**WHAT YOU SHOULD DO**
Pictures must not be retyped. Return exactly the lines from the one with "Convert this chart to Plotly code." through the one with "explode = [0.21, 0.0]", both included, and no others.

****************

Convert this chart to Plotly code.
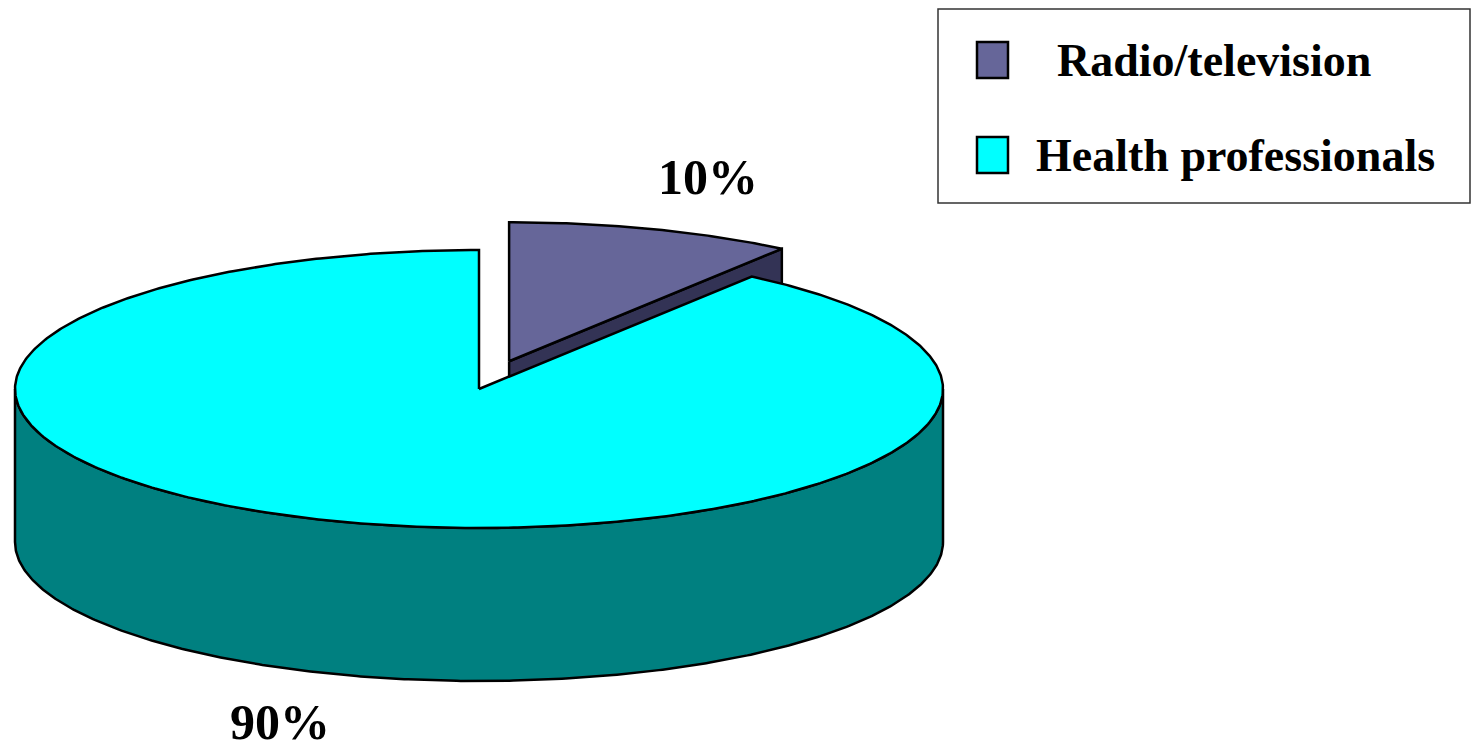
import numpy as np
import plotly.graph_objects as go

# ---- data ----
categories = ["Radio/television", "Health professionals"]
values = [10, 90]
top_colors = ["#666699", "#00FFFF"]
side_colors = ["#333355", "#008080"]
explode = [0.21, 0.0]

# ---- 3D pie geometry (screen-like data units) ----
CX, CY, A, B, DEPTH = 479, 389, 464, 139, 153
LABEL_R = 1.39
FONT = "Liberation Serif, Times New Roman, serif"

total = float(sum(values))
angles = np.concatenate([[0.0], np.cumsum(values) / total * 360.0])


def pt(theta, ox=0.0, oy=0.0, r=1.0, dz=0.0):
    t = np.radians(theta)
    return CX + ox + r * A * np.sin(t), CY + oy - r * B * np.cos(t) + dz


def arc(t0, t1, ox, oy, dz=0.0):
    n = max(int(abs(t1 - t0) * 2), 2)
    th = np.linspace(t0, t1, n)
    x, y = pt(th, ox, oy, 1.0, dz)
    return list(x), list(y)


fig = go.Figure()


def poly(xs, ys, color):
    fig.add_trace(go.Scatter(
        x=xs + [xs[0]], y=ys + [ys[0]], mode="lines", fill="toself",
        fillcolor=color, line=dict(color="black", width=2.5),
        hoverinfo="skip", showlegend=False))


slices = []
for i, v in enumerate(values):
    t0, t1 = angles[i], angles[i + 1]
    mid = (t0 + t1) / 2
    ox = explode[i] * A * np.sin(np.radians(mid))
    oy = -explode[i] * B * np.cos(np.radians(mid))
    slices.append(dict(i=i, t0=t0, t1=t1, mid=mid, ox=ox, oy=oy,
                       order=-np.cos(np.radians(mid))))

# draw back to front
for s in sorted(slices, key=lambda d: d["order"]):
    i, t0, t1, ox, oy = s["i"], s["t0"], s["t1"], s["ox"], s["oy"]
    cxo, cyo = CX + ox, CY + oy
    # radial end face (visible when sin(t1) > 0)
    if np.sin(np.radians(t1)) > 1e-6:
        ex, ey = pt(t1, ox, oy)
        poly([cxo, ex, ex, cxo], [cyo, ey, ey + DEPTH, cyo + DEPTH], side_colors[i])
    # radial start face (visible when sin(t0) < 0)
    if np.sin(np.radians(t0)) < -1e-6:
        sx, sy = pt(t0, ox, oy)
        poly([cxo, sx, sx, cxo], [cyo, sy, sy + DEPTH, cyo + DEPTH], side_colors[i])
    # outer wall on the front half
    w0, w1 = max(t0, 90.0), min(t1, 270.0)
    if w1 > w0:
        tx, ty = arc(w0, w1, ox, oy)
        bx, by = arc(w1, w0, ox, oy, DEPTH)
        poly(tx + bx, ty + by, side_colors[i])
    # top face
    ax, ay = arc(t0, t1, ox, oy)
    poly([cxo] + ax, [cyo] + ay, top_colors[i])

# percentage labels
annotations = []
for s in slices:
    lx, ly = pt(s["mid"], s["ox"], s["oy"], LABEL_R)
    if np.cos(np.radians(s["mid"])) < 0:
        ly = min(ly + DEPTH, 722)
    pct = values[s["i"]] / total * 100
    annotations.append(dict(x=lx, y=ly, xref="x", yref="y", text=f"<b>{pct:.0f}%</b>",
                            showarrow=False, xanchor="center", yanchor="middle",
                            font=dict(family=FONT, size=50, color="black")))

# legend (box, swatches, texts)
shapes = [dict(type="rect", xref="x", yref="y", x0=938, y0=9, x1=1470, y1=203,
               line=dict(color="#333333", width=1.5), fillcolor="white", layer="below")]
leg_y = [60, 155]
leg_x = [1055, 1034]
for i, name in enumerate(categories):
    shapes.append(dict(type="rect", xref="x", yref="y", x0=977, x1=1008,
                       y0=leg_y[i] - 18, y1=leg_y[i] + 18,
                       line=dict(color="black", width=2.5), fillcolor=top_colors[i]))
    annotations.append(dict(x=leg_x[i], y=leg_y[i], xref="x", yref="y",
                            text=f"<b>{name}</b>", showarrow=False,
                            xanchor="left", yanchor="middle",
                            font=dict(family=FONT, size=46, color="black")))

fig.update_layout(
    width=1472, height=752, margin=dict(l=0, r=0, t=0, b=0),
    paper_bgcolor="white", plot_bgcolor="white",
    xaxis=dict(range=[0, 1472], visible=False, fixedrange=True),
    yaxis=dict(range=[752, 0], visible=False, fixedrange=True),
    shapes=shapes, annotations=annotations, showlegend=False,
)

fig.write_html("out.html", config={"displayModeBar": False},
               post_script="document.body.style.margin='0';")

****************

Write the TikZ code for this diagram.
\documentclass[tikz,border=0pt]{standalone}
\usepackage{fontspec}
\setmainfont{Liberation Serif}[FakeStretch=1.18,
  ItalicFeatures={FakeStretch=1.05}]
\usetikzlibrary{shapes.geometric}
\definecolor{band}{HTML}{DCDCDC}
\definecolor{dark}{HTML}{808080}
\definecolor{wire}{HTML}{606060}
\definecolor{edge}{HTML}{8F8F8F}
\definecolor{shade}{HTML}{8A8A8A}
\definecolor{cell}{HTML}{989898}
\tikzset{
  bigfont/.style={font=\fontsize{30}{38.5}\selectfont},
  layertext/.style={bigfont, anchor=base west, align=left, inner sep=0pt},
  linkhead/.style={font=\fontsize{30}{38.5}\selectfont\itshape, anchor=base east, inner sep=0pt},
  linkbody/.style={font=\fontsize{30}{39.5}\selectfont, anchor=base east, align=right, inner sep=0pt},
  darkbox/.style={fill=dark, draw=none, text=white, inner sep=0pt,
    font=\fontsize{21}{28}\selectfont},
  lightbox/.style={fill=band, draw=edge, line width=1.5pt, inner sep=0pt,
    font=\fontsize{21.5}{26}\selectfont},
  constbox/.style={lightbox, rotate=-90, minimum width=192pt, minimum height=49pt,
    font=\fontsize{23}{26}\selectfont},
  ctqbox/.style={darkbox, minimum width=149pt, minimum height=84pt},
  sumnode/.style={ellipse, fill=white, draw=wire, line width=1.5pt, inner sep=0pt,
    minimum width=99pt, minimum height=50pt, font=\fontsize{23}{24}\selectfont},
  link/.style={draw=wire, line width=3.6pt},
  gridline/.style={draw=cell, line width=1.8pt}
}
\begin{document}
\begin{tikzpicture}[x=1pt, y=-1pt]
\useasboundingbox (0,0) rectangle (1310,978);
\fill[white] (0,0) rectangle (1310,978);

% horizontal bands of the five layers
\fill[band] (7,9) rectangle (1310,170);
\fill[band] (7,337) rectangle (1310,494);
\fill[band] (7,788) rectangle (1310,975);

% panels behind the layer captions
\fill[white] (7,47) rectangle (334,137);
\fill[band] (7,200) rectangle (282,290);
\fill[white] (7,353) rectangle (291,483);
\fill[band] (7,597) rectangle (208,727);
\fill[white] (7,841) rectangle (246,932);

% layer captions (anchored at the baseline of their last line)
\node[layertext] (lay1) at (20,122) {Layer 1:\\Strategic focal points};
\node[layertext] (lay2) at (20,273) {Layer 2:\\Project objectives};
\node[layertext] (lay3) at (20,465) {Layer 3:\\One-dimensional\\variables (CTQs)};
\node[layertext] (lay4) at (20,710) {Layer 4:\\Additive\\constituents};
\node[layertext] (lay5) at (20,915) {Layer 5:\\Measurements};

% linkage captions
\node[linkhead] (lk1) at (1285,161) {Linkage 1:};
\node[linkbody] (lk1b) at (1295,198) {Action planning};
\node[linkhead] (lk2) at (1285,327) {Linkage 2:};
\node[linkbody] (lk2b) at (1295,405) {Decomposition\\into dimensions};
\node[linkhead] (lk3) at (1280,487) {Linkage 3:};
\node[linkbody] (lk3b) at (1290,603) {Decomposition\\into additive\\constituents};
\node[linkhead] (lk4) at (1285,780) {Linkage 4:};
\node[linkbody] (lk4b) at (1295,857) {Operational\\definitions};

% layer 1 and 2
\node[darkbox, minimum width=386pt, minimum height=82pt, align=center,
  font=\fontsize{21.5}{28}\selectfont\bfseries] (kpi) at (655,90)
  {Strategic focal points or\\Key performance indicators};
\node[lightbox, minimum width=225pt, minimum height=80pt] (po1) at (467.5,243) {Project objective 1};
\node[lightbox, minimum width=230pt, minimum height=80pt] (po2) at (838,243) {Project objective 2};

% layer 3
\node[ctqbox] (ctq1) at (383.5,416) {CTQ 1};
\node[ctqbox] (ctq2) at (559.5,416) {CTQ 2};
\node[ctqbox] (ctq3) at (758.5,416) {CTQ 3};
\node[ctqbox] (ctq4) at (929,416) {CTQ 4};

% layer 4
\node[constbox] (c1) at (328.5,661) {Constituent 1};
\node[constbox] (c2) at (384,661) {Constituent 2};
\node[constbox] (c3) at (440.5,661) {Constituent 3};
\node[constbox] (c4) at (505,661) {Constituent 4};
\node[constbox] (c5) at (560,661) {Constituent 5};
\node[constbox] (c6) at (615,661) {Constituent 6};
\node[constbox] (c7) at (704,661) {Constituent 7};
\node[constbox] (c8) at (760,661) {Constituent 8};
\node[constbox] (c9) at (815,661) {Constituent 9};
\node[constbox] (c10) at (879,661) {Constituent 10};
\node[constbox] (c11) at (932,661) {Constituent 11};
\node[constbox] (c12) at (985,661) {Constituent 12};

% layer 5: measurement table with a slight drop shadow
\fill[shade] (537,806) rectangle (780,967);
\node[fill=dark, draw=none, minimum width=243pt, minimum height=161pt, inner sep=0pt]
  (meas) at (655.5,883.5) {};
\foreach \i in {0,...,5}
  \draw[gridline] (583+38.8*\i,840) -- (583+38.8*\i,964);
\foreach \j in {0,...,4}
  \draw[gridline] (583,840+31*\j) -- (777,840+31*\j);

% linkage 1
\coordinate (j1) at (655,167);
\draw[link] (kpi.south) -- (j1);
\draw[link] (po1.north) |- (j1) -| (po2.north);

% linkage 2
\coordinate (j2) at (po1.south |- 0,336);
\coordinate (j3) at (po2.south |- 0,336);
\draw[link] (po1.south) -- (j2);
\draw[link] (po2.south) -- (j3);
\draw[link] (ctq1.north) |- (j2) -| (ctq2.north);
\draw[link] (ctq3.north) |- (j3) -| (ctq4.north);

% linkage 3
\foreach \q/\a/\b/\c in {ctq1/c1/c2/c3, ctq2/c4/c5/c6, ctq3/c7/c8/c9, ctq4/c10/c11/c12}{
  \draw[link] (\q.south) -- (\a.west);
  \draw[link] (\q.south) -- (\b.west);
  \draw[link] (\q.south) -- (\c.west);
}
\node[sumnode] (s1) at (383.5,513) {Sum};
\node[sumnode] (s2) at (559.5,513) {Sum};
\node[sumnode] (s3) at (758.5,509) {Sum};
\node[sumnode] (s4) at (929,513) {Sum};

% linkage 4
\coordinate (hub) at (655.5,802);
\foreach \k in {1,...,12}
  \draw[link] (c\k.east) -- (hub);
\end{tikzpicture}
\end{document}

****************

**CORRECT OUTPUT**
Convert this chart to Plotly code.
import numpy as np
import plotly.graph_objects as go

# ---- data ----
categories = ["Radio/television", "Health professionals"]
values = [10, 90]
top_colors = ["#666699", "#00FFFF"]
side_colors = ["#333355", "#008080"]
explode = [0.21, 0.0]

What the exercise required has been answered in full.